Don't expect OCR raise or interest rate cut
    Homeowners should not expect a surprise increase in the official cash rate from the Reserve Bank of New Zealand (RBNZ) this week. 
    However, those hoping for a quick interest rate cut to alleviate mortgage burdens may be disappointed. 
    The four major banks have already raised mortgage rates to levels not seen in over a decade, creating apprehension ahead of the RBNZ's announcement. 
    The RBNZ has indicated that the last rate hike occurred in May, with the cash rate expected to remain at 5.5% until mid-next year. 
    Inflation will be a key factor in determining the RBNZ's actions, and the second-quarter Consumer Price Index figures, to be published on July 19, will provide insights into inflation levels. 
    Positive economic indicators and business and consumer confidence surveys suggest that New Zealand's economy is emerging from the recession. 
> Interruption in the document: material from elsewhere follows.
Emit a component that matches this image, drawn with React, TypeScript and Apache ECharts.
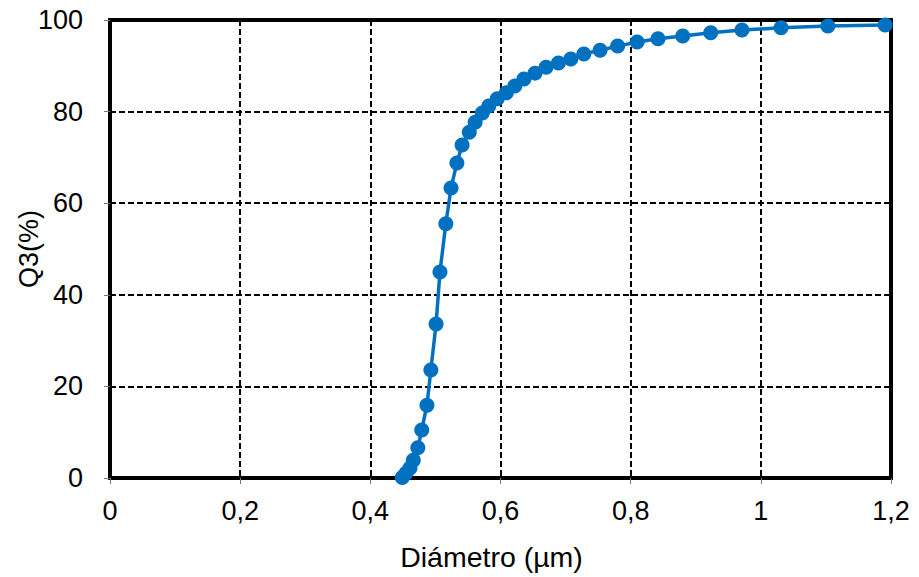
import React, { useEffect, useRef } from "react";
import * as echarts from "echarts";

const diameter: number[] = [
  0.449, 0.455, 0.461, 0.466, 0.473, 0.479, 0.487, 0.493, 0.501, 0.507, 0.516,
  0.524, 0.533, 0.541, 0.552, 0.561, 0.572, 0.582, 0.595, 0.609, 0.622, 0.636,
  0.653, 0.67, 0.689, 0.708, 0.728, 0.753, 0.78, 0.81, 0.842, 0.88, 0.923,
  0.971, 1.031, 1.103, 1.191,
];
const q3: number[] = [
  0.1, 1.1, 2.2, 3.9, 6.6, 10.5, 15.9, 23.6, 33.6, 45.0, 55.5, 63.3, 68.8, 72.7,
  75.5, 77.7, 79.7, 81.2, 82.8, 84.1, 85.6, 87.1, 88.4, 89.7, 90.6, 91.5, 92.6,
  93.4, 94.3, 95.2, 95.9, 96.5, 97.2, 97.8, 98.3, 98.7, 98.9,
];

const FONT = "'Liberation Sans', Arial, sans-serif";
const FS = 27;

export default function App() {
  const ref = useRef<HTMLDivElement>(null);
  useEffect(() => {
    if (!ref.current) return;
    const chart = echarts.init(ref.current, undefined, { renderer: "svg" });
    const gridLine = { show: true, lineStyle: { color: "#000", width: 2, type: [6, 3] as any } };
    chart.setOption({
      animation: false,
      backgroundColor: "#fff",
      textStyle: { fontFamily: FONT, color: "#000" },
      grid: {
        left: 110,
        right: 28,
        top: 20,
        bottom: 99,
        containLabel: false,
        outerBoundsMode: "none",
        show: true,
        borderColor: "#000",
        borderWidth: 4,
        backgroundColor: "transparent",
      },
      xAxis: {
        type: "value",
        min: 0,
        max: 1.2,
        interval: 0.2,
        name: "Diámetro (µm)",
        nameLocation: "middle",
        nameGap: 64,
        nameMoveOverlap: false,
        nameTextStyle: { fontSize: 28.5, color: "#000", fontFamily: FONT, padding: [0, 18, 0, 0] },
        axisLine: { show: true, onZero: false, lineStyle: { color: "#000", width: 4 } },
        axisTick: { show: true, inside: false, length: 6, lineStyle: { color: "#777", width: 1 } },
        axisLabel: {
          fontSize: FS,
          color: "#000",
          fontFamily: FONT,
          margin: 19,
          formatter: (v: number) => String(Math.round(v * 10) / 10).replace(".", ","),
        },
        splitLine: gridLine,
      },
      yAxis: {
        type: "value",
        min: 0,
        max: 100,
        interval: 20,
        name: "Q3(%)",
        nameLocation: "middle",
        nameGap: 68,
        nameMoveOverlap: false,
        nameTextStyle: { fontSize: FS, color: "#000", fontFamily: FONT },
        axisLine: { show: true, onZero: false, lineStyle: { color: "#000", width: 4 } },
        axisTick: { show: true, inside: false, length: 6, lineStyle: { color: "#777", width: 1 } },
        axisLabel: { fontSize: FS, color: "#000", fontFamily: FONT, margin: 27 },
        splitLine: gridLine,
      },
      series: [
        {
          type: "line",
          data: diameter.map((d, i) => [d, q3[i]]),
          symbol: "circle",
          symbolSize: 15,
          showAllSymbol: true,
          lineStyle: { color: "#0070C0", width: 3.5 },
          itemStyle: { color: "#0070C0" },
          z: 5,
        },
      ],
    });
    return () => chart.dispose();
  }, []);
  return (
    <div
      ref={ref}
      style={{ position: "fixed", left: 0, top: 0, width: 919, height: 577, background: "#fff" }}
    />
  );
}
    Inflation in Australia has decreased, with the Reserve Bank of Australia keeping its cash rate unchanged. 
    The NZIER's Quarterly Survey of Business Opinion will play a role in determining the cash rate, as it reflects factors such as labor availability and wage inflation. 
    The latest QSBO results indicate a stronger economy and lower inflationary pressures, which could influence the RBNZ's decision. 
    The ideal outcome for Wednesday's announcement would be no significant changes in monetary policy. 
    The decision of the Reserve Bank of Australia regarding interest rates is important for New Zealand, as it can impact the strength of the New Zealand dollar and generate inflation. 
    Economists do not expect a cash rate cut in New Zealand before February next year, considering historical rate cycles and global inflation trends.